## Aim of the exercise
Set the lines down again exactly, first line through the line that contains "fig = go.Figure()", with no pictures.

◇ ◇ ◇ ◇ ◇ ◇ ◇

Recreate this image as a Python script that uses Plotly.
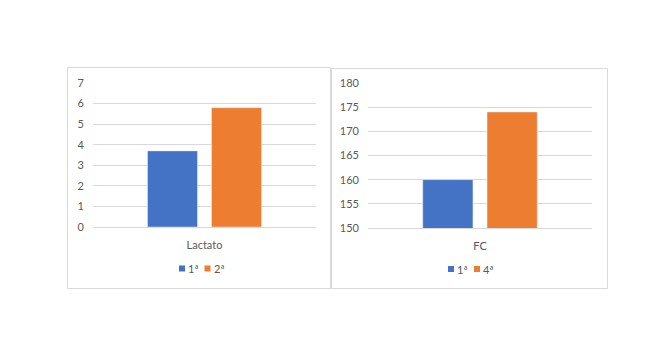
import plotly.graph_objects as go

W, H = 660, 339

# Data
lact_cat = ["Lactato"]
lact_first = [3.7]
lact_second = [5.8]
lact_names = ["1ª", "2ª"]
lact_ticks = [0, 1, 2, 3, 4, 5, 6, 7]

fc_cat = ["FC"]
fc_first = [160]
fc_fourth = [174]
fc_names = ["1ª", "4ª"]
fc_ticks = [150, 155, 160, 165, 170, 175, 180]

BLUE = "#4472C4"
ORANGE = "#ED7D31"
GRID = "#d9d9d9"
TXT = "#595959"
FONT = "Lato"


def px_x(v):
    return v / W


def px_y(v):
    return 1 - v / H


fig = go.Figure()

fig.add_trace(go.Bar(x=lact_cat, y=lact_first, name=lact_names[0], marker_color=BLUE,
                     xaxis="x", yaxis="y"))
fig.add_trace(go.Bar(x=lact_cat, y=lact_second, name=lact_names[1], marker_color=ORANGE,
                     xaxis="x", yaxis="y"))
fig.add_trace(go.Bar(x=fc_cat, y=fc_first, name=fc_names[0], marker_color=BLUE,
                     xaxis="x2", yaxis="y2"))
fig.add_trace(go.Bar(x=fc_cat, y=fc_fourth, name=fc_names[1], marker_color=ORANGE,
                     xaxis="x2", yaxis="y2"))

axis_font = dict(family=FONT, size=11, color=TXT)
leg_font = dict(family=FONT, size=11, color=TXT)

# Chart frames
shapes = [
    dict(type="rect", xref="paper", yref="paper",
         x0=px_x(67.5), x1=px_x(330.5), y0=px_y(288.5), y1=px_y(67.5),
         line=dict(color=GRID, width=1)),
    dict(type="rect", xref="paper", yref="paper",
         x0=px_x(331.5), x1=px_x(607.5), y0=px_y(288.5), y1=px_y(68.5),
         line=dict(color=GRID, width=1)),
]
annotations = []
# Compact legend keys: small square + label under each chart
legend_items = [
    (lact_names[0], BLUE, 179, 268.5),
    (lact_names[1], ORANGE, 204.5, 268.5),
    (fc_names[0], BLUE, 448, 269),
    (fc_names[1], ORANGE, 474, 269),
]
for name, col, x0, yc in legend_items:
    shapes.append(dict(type="rect", xref="paper", yref="paper",
                       x0=px_x(x0), x1=px_x(x0 + 6), y0=px_y(yc + 3), y1=px_y(yc - 3),
                       fillcolor=col, line=dict(width=0)))
    annotations.append(dict(xref="paper", yref="paper", x=px_x(x0 + 7), y=px_y(yc),
                            xanchor="left", yanchor="middle", text=name,
                            showarrow=False, font=leg_font))

fig.update_layout(
    width=W, height=H,
    margin=dict(l=0, r=0, t=0, b=0, autoexpand=False),
    paper_bgcolor="white", plot_bgcolor="white",
    showlegend=False,
    barmode="group", bargap=0.426, bargroupgap=0.219,
    font=dict(family=FONT, color=TXT),
    xaxis=dict(domain=[px_x(93), px_x(316)], anchor="y", showgrid=False,
               showline=True, linecolor=GRID, linewidth=1, ticks="",
               tickfont=axis_font, ticklabelstandoff=8),
    yaxis=dict(domain=[px_y(227), px_y(83)], anchor="x", range=[0, 7],
               tickvals=lact_ticks, showgrid=True, gridcolor=GRID, gridwidth=1,
               zeroline=False, showline=False, tickfont=axis_font, ticks="",
               ticklabelstandoff=8),
    xaxis2=dict(domain=[px_x(368), px_x(592)], anchor="y2", showgrid=False,
                showline=True, linecolor=GRID, linewidth=1, ticks="",
                tickfont=axis_font, ticklabelstandoff=8),
    yaxis2=dict(domain=[px_y(228), px_y(83)], anchor="x2", range=[150, 180],
                tickvals=fc_ticks, showgrid=True, gridcolor=GRID, gridwidth=1,
                zeroline=False, showline=False, tickfont=axis_font, ticks="",
                ticklabelstandoff=8),
    shapes=shapes,
    annotations=annotations,
)

fig.write_html("out.html")
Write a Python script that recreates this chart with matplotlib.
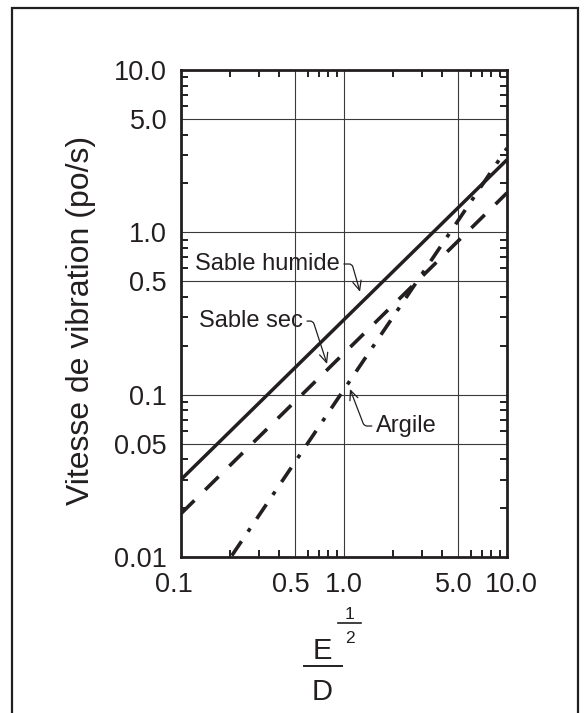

◇ ◇ ◇ ◇ ◇ ◇ ◇

## Final result
Recreate this image as a Python script that uses Plotly.
import plotly.graph_objects as go

W, H = 660, 339

# Data
lact_cat = ["Lactato"]
lact_first = [3.7]
lact_second = [5.8]
lact_names = ["1ª", "2ª"]
lact_ticks = [0, 1, 2, 3, 4, 5, 6, 7]

fc_cat = ["FC"]
fc_first = [160]
fc_fourth = [174]
fc_names = ["1ª", "4ª"]
fc_ticks = [150, 155, 160, 165, 170, 175, 180]

BLUE = "#4472C4"
ORANGE = "#ED7D31"
GRID = "#d9d9d9"
TXT = "#595959"
FONT = "Lato"


def px_x(v):
    return v / W


def px_y(v):
    return 1 - v / H


fig = go.Figure()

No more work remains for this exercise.